I have met the man I would die for. Why is he so wonderful? To put it briefly, we are on exactly the same wavelength. We like all the same things and never get bored talking with one another. We have similar backgrounds, similar interests and similar senses of humor. His idiosyncrasies are mine too.

Here's the rub. Is it good to be so similar? Having had many relationships with the "opposites attract" thing going (and they all failed) I seem to believe so. But in the end, will it just get to being a giant bore-fest?

T-bo

Dear T-bo,

The danger, it seems to me, is that relying on this magical confluence of tastes and attitudes leaves you unprepared to negotiate later when, inevitably, your interests come into conflict. If your relationship is built only on being on "exactly the same wavelength," you may not be ready when static arises out of nowhere, so you can't even hear each other, and when sudden dead air requires you to improvise. When that marvelous lightness seems to disappear, as it will from time to time, you may think he's changed; he may think you've changed. Both of you may be upset and distrustful. At that point you will have to learn a new style of communicating, under duress, which is a little more work.

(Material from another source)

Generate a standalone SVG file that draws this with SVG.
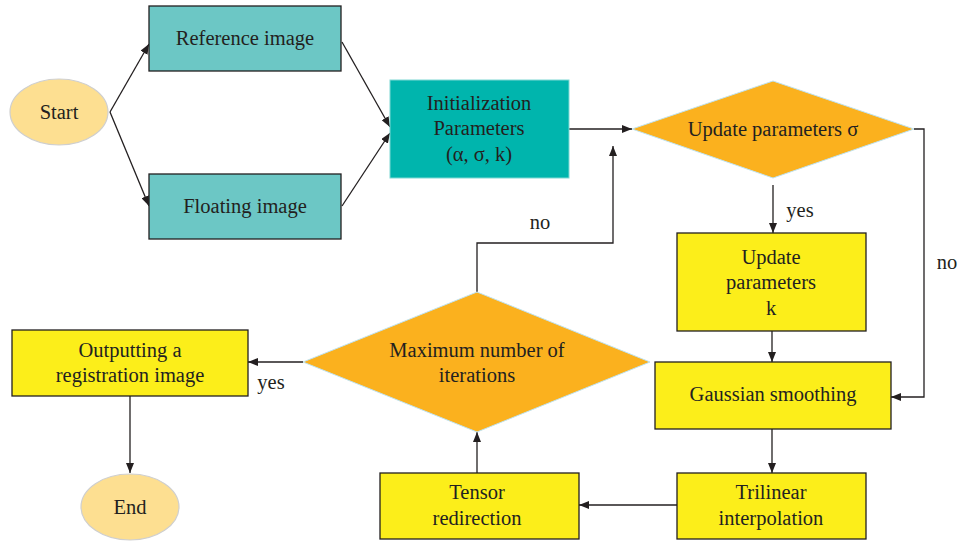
<svg xmlns="http://www.w3.org/2000/svg" width="958" height="541" viewBox="0 0 958 541">
<defs>
<marker id="ah" markerWidth="10" markerHeight="8" refX="10" refY="4" orient="auto" markerUnits="userSpaceOnUse">
<path d="M0,0 L10,4 L0,8 Z" fill="#231f20"/>
</marker>
<style>
text{font-family:"Liberation Serif","DejaVu Serif",serif;font-size:20.5px;fill:#231f20;text-anchor:middle;dominant-baseline:middle}
.c{stroke:#231f20;stroke-width:1.3;fill:none}
.ca{stroke:#231f20;stroke-width:1.3;fill:none;marker-end:url(#ah)}
.ell{fill:#fddf91;stroke:#cfcfcf;stroke-width:1.2}
.t1{fill:#6cc7c5;stroke:#231f20;stroke-width:1.3}
.t2{fill:#00b5ad;stroke:#7fd8d3;stroke-width:1}
.y{fill:#fcee1a;stroke:#231f20;stroke-width:1.3}
.o{fill:#fbb11e;stroke:#bfe3f0;stroke-width:1}
</style>
</defs>
<rect width="958" height="541" fill="#ffffff"/>
<g id="connectors">
<path class="ca" d="M110,112 L149,44"/>
<path class="ca" d="M110,112 L149,206"/>
<path class="ca" d="M342,42 L390,127"/>
<path class="ca" d="M342,206 L390,133"/>
<path class="ca" d="M569,129 L632,129"/>
<path class="ca" d="M773,185 L773,233"/>
<path class="ca" d="M914,129 L924,129 L924,397 L891,397"/>
<path class="ca" d="M772,331 L772,362"/>
<path class="ca" d="M772,429 L772,473"/>
<path class="ca" d="M677,505 L579,505"/>
<path class="ca" d="M477,473 L477,432"/>
<path class="ca" d="M477,292 L477,243 L613,243 L613,146"/>
<path class="ca" d="M303,362 L248,362"/>
<path class="ca" d="M130,396 L130,473"/>
<text x="540" y="224">no</text>
<text x="800" y="212">yes</text>
<text x="947" y="264">no</text>
<text x="271" y="384">yes</text>
</g>
<g id="start"><ellipse class="ell" cx="59" cy="112" rx="49" ry="33"/><text x="59" y="114">Start</text></g>
<g id="reference"><rect class="t1" x="149" y="6" width="192" height="65"/><text x="245" y="40">Reference image</text></g>
<g id="floating"><rect class="t1" x="149" y="174" width="192" height="65"/><text x="245" y="208">Floating image</text></g>
<g id="init"><rect class="t2" x="390" y="80" width="179" height="98"/><text x="479" y="105">Initialization</text><text x="479" y="130">Parameters</text><text x="479" y="156">(α, σ, k)</text></g>
<g id="update-sigma"><path class="o" d="M632,129 L773,81 L914,129 L773,178 Z"/><text x="773" y="131">Update parameters σ</text></g>
<g id="update-k"><rect class="y" x="677" y="233" width="189" height="98"/><text x="771" y="259">Update</text><text x="771" y="284">parameters</text><text x="771" y="310">k</text></g>
<g id="gaussian"><rect class="y" x="655" y="362" width="236" height="67"/><text x="773" y="396">Gaussian smoothing</text></g>
<g id="trilinear"><rect class="y" x="677" y="473" width="189" height="66"/><text x="771" y="494">Trilinear</text><text x="771" y="520">interpolation</text></g>
<g id="tensor"><rect class="y" x="380" y="473" width="199" height="66"/><text x="477" y="494">Tensor</text><text x="477" y="520">redirection</text></g>
<g id="max-iter"><path class="o" d="M303,362 L477,292 L650,362 L477,432 Z"/><text x="477" y="352">Maximum number of</text><text x="477" y="377">iterations</text></g>
<g id="output"><rect class="y" x="12" y="330" width="236" height="66"/><text x="130" y="352">Outputting a</text><text x="130" y="377">registration image</text></g>
<g id="end"><ellipse class="ell" cx="130" cy="507" rx="49" ry="33"/><text x="130" y="509">End</text></g>
</svg>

There is also the possibility that one or both of you is not being completely genuine, because it's so tempting to enter into the intoxicating spirit of a new and shiny alliance. What happens if later he learns that you did not really think that "Memento" was the world's best movie, but only one of the world's best movies? You were agreeing, yes, but you didn't mean it quite like that ... you just didn't want to be boring.

But ...

But what?

But what did you really mean then? You just meant that "Memento" was one of the world's best movies? But that's totally different!

Why are you acting so strange?

I thought you agreed that "Memento" was the world's best movie, but apparently you were just saying that. Why? To humor me?

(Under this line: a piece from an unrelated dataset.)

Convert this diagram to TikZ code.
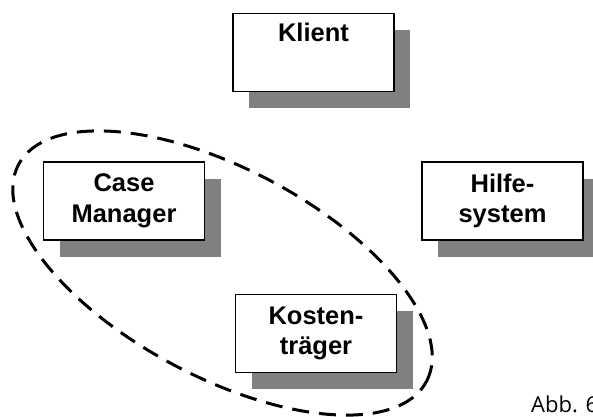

Humor you? Why would I humor you? I think you said that just because you wanted to sleep with me!

Sleep with you? Don't give me that! You made the first move!

I did not!

Did too!

Did not!

See where that can end up?

Dear Cary,

I am a 24-year-old single mother who's done way too much too early. Examples: I had my kid at 18, I graduated from a great liberal arts college at 20, got divorced a month later (Oh, yeah, I also got married at 18), then got an M.A. when I was 22 (oh, so many years ago!). Now, I'm writing a novel full-time, and this is because an established female writer is funding me for two years, just because she rocks, and because she thinks my writing rocks (and no, there aren't any sexual paybacks -- she's just a good mentor). Here's my problem: I'm lonely. I haven't had a boyfriend in two years. I go out, but with my slacker friends who've had sex with every guy we go out with. Also, the guys are all young, under 30 (read emotionally retarded), and I'm not interested. When I do something healthy, like go out by myself to an art exhibit, or a bookstore, or a poetry reading, or a special screening, I don't meet anyone. I'm starting to feel unattractive, but I'm cute and buxom and I speak foreign languages. Why can't I find a man?

Writer in Texas

Dear Lone Star in the Lone Star State,

Since you did so much so early, perhaps this is a gentle but firm reminder that you need a break.

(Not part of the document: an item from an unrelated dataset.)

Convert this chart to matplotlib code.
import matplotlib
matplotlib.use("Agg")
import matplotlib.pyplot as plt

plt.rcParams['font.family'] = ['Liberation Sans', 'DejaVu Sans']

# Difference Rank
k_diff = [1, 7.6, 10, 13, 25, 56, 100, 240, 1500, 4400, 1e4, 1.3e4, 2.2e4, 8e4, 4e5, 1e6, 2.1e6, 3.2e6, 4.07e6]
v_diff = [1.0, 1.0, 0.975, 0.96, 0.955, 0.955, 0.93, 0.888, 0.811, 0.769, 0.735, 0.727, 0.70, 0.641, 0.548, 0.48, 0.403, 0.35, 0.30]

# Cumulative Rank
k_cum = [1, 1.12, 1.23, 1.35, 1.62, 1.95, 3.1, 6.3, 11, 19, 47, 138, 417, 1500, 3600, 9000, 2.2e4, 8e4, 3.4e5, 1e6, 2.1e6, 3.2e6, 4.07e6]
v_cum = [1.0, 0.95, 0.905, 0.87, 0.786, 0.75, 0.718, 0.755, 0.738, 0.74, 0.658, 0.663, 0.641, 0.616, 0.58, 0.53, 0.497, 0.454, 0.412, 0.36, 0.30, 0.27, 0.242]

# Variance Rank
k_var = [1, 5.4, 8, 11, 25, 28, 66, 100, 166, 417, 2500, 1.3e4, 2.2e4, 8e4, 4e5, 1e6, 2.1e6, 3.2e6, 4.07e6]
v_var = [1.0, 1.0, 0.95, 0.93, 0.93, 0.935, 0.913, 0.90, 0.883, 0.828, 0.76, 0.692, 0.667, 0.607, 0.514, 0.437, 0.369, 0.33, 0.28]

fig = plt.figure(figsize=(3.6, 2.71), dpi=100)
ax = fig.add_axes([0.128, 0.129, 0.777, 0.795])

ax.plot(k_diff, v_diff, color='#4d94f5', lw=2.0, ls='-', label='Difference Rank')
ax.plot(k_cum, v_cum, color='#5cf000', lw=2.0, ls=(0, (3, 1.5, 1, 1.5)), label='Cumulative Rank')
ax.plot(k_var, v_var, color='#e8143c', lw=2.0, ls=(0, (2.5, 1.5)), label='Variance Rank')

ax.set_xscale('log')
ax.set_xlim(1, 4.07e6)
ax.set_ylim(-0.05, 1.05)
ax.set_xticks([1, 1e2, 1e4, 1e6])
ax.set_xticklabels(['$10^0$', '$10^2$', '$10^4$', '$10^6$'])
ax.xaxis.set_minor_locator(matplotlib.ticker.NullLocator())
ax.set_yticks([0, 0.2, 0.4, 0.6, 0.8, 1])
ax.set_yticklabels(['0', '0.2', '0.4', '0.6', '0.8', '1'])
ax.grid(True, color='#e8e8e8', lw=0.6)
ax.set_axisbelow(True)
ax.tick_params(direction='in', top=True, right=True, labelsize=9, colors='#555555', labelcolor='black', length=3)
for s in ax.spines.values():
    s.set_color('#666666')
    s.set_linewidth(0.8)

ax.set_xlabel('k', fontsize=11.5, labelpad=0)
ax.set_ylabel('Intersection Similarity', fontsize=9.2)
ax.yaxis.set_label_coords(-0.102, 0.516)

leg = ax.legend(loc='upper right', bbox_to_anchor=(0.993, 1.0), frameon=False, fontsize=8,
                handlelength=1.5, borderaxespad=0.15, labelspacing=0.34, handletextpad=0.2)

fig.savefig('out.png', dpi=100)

Look at any natural process -- a tide log, a chart of rainfall, a graph of the availability of taxicabs in Manhattan, of the fluctuations in the bond market, in the phases of the moon or the phases of a manic depressive, at the surface of the water in the bathtub. Everywhere you look there are waves; undulations; peaks and valleys; pluses and minuses; ups and downs. You seem to have been on the plus side for years now. Take a breath and enjoy the quiet. If you don't, when the next wave hits, you won't be rested.

Things are going to rev up again whether you want them to or not. Take advantage of the lull.